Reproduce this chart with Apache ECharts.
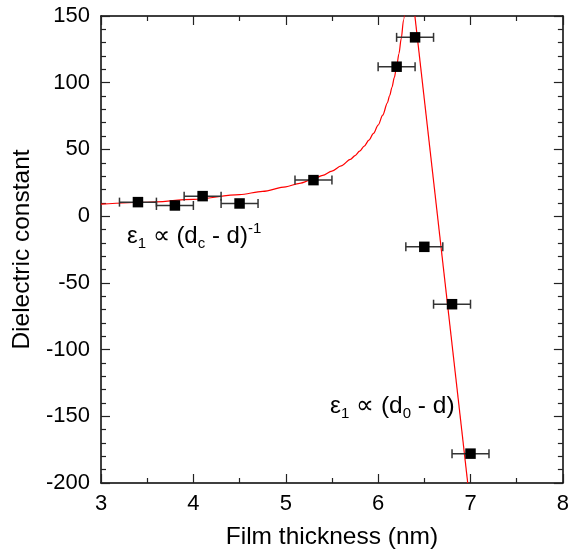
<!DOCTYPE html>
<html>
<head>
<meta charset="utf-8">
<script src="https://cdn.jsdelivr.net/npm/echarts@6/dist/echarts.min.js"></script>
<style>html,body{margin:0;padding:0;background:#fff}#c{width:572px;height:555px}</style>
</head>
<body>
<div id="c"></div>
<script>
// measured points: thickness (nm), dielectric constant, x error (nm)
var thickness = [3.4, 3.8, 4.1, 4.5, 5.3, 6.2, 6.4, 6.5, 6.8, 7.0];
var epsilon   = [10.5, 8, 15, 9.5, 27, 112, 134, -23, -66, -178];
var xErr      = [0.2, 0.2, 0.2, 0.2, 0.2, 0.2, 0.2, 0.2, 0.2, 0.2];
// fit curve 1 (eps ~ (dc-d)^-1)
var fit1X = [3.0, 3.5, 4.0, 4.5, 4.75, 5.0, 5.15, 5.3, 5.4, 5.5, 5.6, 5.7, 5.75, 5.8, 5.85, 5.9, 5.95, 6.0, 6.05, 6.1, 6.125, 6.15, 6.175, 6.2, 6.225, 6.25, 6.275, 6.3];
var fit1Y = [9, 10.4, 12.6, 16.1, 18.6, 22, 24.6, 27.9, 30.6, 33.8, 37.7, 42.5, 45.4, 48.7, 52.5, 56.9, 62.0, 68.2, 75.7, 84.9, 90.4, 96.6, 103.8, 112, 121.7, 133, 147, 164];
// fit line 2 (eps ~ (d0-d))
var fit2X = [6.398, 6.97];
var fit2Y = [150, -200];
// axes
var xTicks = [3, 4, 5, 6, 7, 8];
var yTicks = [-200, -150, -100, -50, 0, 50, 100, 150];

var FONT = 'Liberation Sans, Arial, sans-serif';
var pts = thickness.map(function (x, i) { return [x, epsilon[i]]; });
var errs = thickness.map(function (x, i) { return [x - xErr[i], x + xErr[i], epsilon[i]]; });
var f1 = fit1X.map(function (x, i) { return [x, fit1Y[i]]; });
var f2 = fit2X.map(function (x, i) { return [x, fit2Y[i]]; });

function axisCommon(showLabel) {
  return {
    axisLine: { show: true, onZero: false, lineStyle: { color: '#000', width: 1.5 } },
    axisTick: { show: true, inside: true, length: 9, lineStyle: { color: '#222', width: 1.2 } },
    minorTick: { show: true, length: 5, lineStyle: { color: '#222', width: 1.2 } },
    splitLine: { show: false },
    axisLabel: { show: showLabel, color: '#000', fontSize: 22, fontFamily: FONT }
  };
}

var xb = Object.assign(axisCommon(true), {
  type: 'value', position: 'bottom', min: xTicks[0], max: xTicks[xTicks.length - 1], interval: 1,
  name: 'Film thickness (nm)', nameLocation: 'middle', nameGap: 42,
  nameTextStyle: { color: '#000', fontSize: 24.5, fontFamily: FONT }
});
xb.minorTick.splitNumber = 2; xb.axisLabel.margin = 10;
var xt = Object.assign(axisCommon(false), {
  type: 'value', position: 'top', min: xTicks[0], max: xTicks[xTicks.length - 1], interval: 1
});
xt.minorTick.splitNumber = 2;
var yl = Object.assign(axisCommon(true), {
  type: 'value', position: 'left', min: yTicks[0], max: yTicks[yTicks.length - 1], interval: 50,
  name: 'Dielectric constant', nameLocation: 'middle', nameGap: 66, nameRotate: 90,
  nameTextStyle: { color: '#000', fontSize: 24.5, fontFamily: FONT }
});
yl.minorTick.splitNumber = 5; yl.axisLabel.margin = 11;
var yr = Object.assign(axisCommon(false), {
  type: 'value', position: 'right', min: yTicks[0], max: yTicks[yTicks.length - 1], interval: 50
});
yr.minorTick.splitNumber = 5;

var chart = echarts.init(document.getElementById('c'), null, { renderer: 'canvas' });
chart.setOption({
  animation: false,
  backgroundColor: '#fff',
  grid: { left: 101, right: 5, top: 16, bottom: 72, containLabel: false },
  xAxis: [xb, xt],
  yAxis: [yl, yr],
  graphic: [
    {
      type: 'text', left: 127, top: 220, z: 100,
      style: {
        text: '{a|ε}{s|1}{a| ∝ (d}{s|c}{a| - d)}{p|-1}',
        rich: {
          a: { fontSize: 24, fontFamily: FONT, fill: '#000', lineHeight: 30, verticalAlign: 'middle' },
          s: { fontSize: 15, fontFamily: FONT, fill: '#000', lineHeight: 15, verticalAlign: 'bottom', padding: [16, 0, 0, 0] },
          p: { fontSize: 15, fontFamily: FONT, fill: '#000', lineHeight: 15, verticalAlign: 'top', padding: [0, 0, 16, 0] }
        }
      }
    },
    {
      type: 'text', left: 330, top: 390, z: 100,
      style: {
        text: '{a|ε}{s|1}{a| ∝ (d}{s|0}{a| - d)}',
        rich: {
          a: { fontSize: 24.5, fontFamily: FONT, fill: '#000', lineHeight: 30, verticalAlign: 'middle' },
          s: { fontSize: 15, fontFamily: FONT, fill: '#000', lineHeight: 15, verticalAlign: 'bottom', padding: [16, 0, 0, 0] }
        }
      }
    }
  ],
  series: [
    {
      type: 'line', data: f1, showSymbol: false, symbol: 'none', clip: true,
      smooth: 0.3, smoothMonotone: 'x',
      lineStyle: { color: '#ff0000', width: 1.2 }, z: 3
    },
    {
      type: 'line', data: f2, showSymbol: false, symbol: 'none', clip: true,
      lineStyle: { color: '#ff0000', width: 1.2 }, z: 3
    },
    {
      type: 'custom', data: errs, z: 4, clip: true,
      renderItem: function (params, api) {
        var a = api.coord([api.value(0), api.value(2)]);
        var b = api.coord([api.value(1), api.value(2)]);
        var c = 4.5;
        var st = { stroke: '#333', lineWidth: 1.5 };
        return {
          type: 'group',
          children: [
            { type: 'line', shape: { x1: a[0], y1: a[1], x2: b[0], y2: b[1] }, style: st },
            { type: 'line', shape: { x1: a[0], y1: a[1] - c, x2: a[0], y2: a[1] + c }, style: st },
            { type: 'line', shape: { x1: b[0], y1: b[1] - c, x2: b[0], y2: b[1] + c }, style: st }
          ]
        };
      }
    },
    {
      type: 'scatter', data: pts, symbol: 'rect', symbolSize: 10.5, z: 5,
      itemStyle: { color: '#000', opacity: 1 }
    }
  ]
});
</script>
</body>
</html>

> _Do this_: Return only the lines running from the top of the data to the line that holds "var yTicks = [-200, -150, -100, -50, 0, 50, 100, 150];". Include both of those lines, but skip the pictures.

> _Exercise solution_:
Reproduce this chart with Apache ECharts.
<!DOCTYPE html>
<html>
<head>
<meta charset="utf-8">
<script src="https://cdn.jsdelivr.net/npm/echarts@6/dist/echarts.min.js"></script>
<style>html,body{margin:0;padding:0;background:#fff}#c{width:572px;height:555px}</style>
</head>
<body>
<div id="c"></div>
<script>
// measured points: thickness (nm), dielectric constant, x error (nm)
var thickness = [3.4, 3.8, 4.1, 4.5, 5.3, 6.2, 6.4, 6.5, 6.8, 7.0];
var epsilon   = [10.5, 8, 15, 9.5, 27, 112, 134, -23, -66, -178];
var xErr      = [0.2, 0.2, 0.2, 0.2, 0.2, 0.2, 0.2, 0.2, 0.2, 0.2];
// fit curve 1 (eps ~ (dc-d)^-1)
var fit1X = [3.0, 3.5, 4.0, 4.5, 4.75, 5.0, 5.15, 5.3, 5.4, 5.5, 5.6, 5.7, 5.75, 5.8, 5.85, 5.9, 5.95, 6.0, 6.05, 6.1, 6.125, 6.15, 6.175, 6.2, 6.225, 6.25, 6.275, 6.3];
var fit1Y = [9, 10.4, 12.6, 16.1, 18.6, 22, 24.6, 27.9, 30.6, 33.8, 37.7, 42.5, 45.4, 48.7, 52.5, 56.9, 62.0, 68.2, 75.7, 84.9, 90.4, 96.6, 103.8, 112, 121.7, 133, 147, 164];
// fit line 2 (eps ~ (d0-d))
var fit2X = [6.398, 6.97];
var fit2Y = [150, -200];
// axes
var xTicks = [3, 4, 5, 6, 7, 8];
var yTicks = [-200, -150, -100, -50, 0, 50, 100, 150];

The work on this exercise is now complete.